What looks, at a glance, like an unremarkable hump in a field is in fact a fulacht fia, a type of ancient outdoor cooking site found in great numbers across Ireland and dated broadly to the Bronze Age. The characteristic form is a horseshoe-shaped mound built up over time from shattered, fire-cracked stones, discarded after repeated heating and plunging into water-filled troughs. The burnt and fragmented material accumulates slowly, over many episodes of use, until it forms exactly the kind of low spread mound visible here at Killeenemer.
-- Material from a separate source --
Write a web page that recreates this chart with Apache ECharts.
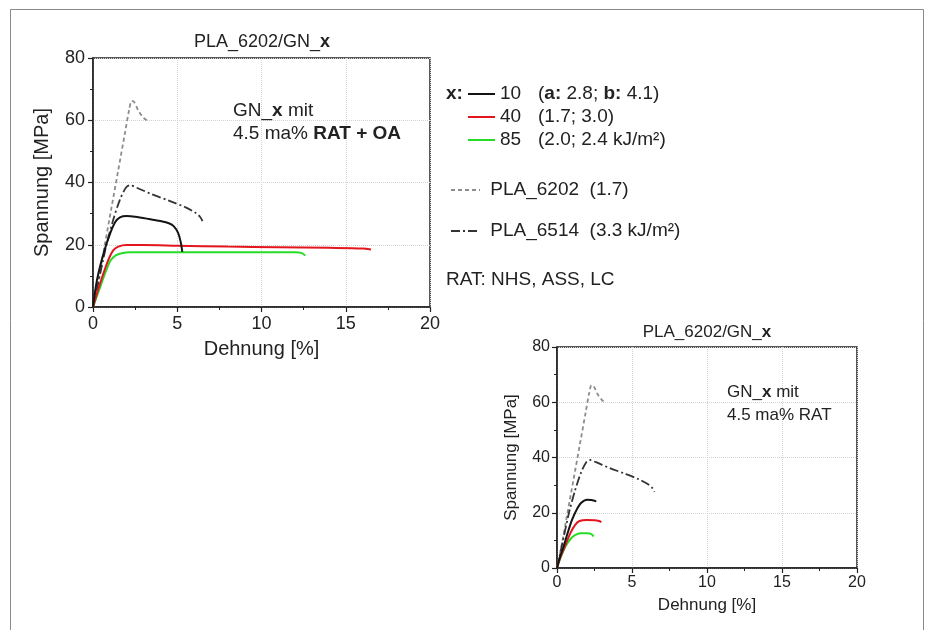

The site sits roughly fourteen metres east of a stream and about twenty metres south of a well, a proximity to water that is entirely typical of the type. Fulachta fiadh, the plural form, are almost always found close to a reliable water source, since the process depended on heating stones in a fire and dropping them into a wooden or stone trough filled with water to bring it to a boil. What makes this particular site more than an isolated curiosity is that it belongs to a cluster of three such monuments in the same area, two further examples recorded nearby, suggesting repeated or sustained activity in this part of North Cork across an extended period. Whether that reflects seasonal gatherings, a favoured landscape, or simply the persistence of a convenient water supply is something the ground alone cannot settle.